* **What you have to do**
Only the lines from the one with "Output the Python" to the one with "from matplotlib.patches import Patch", both included, should be output, without any images.

* **Provided entries**

_ _ _ _ _

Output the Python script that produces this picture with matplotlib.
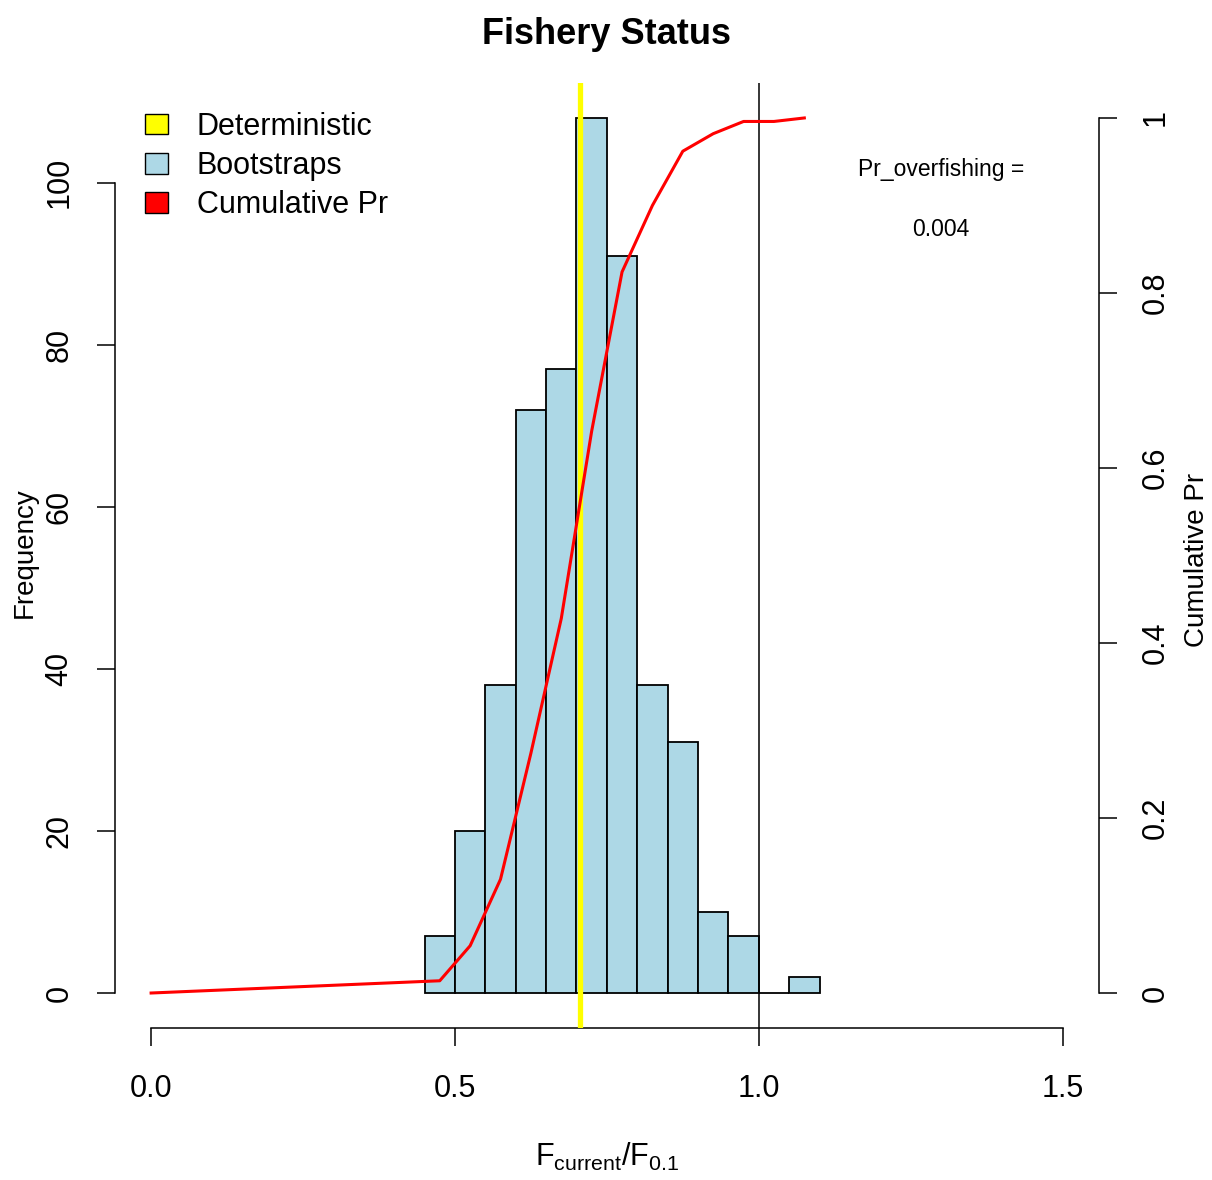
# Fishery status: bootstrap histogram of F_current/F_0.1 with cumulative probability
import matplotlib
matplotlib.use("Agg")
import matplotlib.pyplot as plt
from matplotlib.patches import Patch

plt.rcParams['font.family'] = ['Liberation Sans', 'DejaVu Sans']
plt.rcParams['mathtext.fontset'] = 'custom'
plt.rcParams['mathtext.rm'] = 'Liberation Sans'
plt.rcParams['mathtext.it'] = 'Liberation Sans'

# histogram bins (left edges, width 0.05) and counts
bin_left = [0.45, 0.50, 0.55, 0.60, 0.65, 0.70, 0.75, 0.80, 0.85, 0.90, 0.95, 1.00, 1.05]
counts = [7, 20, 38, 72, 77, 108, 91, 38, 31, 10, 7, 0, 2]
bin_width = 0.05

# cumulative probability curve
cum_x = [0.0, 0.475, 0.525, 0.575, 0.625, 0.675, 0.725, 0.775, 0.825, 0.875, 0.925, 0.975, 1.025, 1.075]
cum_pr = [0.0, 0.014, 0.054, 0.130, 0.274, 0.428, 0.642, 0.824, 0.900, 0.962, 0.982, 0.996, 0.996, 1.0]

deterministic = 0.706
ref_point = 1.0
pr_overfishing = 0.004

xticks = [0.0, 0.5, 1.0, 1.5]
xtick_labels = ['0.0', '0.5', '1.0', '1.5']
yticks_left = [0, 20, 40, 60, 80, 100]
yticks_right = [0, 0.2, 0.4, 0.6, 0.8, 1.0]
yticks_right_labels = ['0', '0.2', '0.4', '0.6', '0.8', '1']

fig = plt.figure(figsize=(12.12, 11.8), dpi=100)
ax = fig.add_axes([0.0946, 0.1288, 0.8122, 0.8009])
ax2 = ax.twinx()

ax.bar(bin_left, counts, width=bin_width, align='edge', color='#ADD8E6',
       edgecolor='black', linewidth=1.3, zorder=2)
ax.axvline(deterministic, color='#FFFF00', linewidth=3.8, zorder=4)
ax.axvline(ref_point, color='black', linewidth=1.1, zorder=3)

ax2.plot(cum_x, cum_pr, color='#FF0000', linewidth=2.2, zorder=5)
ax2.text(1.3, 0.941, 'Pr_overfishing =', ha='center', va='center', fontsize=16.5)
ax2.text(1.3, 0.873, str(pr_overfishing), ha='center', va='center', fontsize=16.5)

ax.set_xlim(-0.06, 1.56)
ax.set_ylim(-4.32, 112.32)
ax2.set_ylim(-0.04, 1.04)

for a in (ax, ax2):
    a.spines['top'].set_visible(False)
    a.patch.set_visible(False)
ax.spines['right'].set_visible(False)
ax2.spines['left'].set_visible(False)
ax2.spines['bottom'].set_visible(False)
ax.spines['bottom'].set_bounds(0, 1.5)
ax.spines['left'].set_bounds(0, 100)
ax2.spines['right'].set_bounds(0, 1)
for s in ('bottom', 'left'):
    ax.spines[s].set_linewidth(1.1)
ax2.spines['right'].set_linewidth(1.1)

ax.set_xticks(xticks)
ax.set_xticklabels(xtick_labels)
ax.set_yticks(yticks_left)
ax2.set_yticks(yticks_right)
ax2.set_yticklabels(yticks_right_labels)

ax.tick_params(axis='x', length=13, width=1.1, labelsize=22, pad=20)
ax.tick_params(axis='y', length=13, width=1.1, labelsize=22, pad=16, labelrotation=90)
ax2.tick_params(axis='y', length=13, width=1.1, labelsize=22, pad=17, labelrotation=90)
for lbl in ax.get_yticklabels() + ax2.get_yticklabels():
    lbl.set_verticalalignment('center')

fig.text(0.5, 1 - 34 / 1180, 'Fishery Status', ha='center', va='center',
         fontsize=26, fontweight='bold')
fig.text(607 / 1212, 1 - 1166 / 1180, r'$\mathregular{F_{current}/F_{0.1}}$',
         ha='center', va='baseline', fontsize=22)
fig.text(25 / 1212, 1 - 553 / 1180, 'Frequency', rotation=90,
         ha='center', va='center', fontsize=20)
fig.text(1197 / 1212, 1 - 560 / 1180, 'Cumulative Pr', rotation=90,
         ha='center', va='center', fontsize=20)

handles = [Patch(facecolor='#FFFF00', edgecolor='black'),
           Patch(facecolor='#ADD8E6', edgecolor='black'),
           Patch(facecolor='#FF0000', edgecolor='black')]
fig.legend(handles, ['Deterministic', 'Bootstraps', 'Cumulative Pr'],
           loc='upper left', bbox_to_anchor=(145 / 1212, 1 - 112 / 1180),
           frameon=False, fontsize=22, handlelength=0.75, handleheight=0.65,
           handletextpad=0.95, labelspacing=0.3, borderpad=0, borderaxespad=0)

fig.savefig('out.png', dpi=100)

_ _ _ _ _

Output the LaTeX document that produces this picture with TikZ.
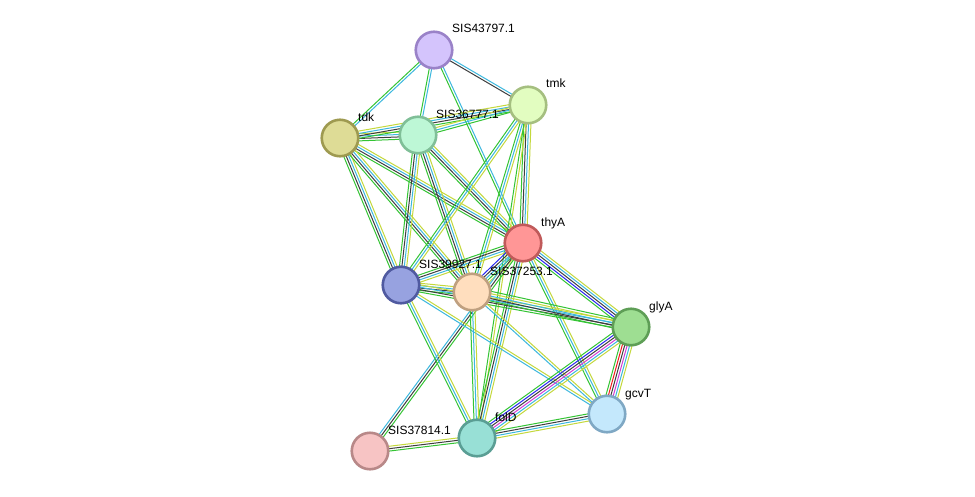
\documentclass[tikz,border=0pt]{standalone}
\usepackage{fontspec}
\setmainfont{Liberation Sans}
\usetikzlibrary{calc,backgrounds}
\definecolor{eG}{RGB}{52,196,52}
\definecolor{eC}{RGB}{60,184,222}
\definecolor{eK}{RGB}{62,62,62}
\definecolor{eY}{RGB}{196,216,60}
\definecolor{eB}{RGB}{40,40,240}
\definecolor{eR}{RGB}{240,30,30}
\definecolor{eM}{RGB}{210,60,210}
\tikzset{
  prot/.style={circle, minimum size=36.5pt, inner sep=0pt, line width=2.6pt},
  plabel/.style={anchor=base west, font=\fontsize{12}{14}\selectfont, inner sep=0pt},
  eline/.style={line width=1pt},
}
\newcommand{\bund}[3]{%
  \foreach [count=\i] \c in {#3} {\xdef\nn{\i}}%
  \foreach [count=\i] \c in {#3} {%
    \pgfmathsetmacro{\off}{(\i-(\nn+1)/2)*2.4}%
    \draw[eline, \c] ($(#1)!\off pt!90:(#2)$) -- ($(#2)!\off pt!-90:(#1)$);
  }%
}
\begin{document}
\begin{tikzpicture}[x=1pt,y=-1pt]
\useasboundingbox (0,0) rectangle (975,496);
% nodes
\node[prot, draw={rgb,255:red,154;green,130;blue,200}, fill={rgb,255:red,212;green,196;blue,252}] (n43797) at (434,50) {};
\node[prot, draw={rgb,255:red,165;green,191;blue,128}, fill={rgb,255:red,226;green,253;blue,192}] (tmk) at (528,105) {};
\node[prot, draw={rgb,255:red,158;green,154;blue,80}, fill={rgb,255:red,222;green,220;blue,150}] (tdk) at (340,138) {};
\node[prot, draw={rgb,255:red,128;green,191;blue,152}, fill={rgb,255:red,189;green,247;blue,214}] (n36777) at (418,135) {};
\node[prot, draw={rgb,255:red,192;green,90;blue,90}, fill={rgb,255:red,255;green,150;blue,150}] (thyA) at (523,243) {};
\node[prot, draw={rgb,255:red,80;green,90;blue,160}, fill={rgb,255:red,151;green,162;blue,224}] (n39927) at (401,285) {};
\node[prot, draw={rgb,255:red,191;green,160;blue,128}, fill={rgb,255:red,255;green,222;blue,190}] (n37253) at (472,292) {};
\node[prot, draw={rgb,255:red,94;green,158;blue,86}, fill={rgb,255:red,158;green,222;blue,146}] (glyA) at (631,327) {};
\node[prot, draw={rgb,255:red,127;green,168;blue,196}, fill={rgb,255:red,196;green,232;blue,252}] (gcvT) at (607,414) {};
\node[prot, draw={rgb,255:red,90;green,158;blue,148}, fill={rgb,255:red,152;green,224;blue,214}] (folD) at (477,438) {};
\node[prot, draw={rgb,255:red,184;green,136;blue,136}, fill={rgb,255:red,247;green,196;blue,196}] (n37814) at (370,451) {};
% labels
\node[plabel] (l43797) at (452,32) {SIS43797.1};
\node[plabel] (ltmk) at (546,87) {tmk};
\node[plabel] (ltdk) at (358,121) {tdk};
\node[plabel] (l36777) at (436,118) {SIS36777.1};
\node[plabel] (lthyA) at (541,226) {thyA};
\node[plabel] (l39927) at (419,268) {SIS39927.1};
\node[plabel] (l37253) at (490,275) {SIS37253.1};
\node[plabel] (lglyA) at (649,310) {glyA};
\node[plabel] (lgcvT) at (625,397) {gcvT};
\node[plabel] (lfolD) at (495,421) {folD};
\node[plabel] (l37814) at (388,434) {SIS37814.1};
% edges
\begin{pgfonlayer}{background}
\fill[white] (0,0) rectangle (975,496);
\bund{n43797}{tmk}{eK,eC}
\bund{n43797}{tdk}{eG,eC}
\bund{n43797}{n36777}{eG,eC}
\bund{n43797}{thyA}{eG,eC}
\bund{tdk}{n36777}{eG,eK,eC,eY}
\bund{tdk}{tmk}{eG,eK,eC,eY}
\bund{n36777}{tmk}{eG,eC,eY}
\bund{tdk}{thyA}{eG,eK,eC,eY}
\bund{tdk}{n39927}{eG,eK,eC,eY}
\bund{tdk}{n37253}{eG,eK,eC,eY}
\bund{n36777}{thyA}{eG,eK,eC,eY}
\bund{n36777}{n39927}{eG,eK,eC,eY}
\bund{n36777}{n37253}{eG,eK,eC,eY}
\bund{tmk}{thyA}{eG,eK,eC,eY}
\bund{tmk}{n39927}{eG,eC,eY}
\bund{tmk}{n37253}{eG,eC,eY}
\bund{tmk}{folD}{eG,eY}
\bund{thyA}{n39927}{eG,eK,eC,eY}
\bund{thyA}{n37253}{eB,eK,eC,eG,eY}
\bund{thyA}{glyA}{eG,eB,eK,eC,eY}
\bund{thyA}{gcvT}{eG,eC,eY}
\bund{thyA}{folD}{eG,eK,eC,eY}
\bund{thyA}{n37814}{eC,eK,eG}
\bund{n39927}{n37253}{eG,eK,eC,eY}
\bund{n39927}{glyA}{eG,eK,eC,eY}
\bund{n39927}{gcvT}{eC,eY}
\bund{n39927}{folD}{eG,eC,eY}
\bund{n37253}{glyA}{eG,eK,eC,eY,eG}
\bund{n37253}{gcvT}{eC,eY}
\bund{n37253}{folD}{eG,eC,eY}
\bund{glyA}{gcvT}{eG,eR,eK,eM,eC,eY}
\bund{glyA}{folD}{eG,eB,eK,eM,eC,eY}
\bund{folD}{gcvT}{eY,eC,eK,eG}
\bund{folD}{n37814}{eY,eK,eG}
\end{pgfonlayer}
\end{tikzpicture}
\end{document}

_ _ _ _ _

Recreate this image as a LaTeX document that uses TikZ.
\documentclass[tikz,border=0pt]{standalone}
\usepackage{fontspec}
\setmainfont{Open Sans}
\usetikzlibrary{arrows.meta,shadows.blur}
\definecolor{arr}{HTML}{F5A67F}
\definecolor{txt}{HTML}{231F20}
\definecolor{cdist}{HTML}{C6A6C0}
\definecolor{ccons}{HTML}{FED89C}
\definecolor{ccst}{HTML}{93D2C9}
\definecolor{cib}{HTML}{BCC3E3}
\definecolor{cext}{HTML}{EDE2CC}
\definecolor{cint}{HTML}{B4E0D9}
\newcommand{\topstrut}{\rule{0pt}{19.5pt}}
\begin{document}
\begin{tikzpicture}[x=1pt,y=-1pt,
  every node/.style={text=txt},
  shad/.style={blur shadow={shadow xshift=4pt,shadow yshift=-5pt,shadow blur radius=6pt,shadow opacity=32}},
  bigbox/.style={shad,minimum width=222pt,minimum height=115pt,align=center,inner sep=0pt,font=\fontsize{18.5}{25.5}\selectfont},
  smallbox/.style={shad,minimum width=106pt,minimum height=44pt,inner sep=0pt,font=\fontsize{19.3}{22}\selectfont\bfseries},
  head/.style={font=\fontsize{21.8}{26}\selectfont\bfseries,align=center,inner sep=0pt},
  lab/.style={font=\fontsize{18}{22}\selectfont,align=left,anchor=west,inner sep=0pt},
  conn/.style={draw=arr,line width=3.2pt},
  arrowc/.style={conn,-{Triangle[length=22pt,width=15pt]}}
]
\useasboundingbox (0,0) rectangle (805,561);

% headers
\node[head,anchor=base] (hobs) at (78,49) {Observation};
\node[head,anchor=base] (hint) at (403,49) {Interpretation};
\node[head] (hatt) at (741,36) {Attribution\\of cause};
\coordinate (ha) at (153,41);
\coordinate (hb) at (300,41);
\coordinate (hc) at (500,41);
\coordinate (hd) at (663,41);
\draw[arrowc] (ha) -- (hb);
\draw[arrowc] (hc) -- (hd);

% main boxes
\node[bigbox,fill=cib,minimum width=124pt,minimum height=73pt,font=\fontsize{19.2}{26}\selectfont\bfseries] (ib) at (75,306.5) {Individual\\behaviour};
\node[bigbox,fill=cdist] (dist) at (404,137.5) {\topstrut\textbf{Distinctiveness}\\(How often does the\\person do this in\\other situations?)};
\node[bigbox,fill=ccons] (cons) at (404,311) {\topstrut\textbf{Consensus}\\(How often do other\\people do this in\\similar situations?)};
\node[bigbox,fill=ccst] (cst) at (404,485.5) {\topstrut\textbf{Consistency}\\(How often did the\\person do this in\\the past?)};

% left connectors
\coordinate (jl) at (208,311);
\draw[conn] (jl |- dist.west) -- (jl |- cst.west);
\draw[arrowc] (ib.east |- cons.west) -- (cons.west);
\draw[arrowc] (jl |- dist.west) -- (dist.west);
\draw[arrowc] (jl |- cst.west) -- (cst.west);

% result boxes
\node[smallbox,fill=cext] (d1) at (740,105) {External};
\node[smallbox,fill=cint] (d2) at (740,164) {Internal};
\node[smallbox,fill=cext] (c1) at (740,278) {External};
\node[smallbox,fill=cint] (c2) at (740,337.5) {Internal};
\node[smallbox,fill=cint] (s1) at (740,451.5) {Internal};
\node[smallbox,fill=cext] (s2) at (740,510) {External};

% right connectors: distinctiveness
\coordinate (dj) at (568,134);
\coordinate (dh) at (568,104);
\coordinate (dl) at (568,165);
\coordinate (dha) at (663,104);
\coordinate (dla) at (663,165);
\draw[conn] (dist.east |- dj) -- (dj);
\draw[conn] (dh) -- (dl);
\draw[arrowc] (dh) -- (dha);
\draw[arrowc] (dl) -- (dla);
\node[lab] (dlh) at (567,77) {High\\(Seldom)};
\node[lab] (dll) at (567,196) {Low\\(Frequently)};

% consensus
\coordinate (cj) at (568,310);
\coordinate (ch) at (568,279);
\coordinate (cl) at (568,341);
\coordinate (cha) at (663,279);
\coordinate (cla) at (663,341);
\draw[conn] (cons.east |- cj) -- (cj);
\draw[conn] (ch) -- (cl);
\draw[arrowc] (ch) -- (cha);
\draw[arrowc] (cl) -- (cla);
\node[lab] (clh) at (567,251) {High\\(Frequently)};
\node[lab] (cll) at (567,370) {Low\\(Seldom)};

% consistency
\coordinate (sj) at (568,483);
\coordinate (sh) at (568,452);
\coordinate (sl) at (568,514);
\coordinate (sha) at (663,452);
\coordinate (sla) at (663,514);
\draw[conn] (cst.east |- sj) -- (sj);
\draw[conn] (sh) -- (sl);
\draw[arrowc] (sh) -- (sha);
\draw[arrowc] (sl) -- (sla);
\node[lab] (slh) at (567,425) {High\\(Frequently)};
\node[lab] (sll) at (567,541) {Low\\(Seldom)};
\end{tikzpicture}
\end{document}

_ _ _ _ _

* **Solution to the problem**
Output the Python script that produces this picture with matplotlib.
# Fishery status: bootstrap histogram of F_current/F_0.1 with cumulative probability
import matplotlib
matplotlib.use("Agg")
import matplotlib.pyplot as plt
from matplotlib.patches import Patch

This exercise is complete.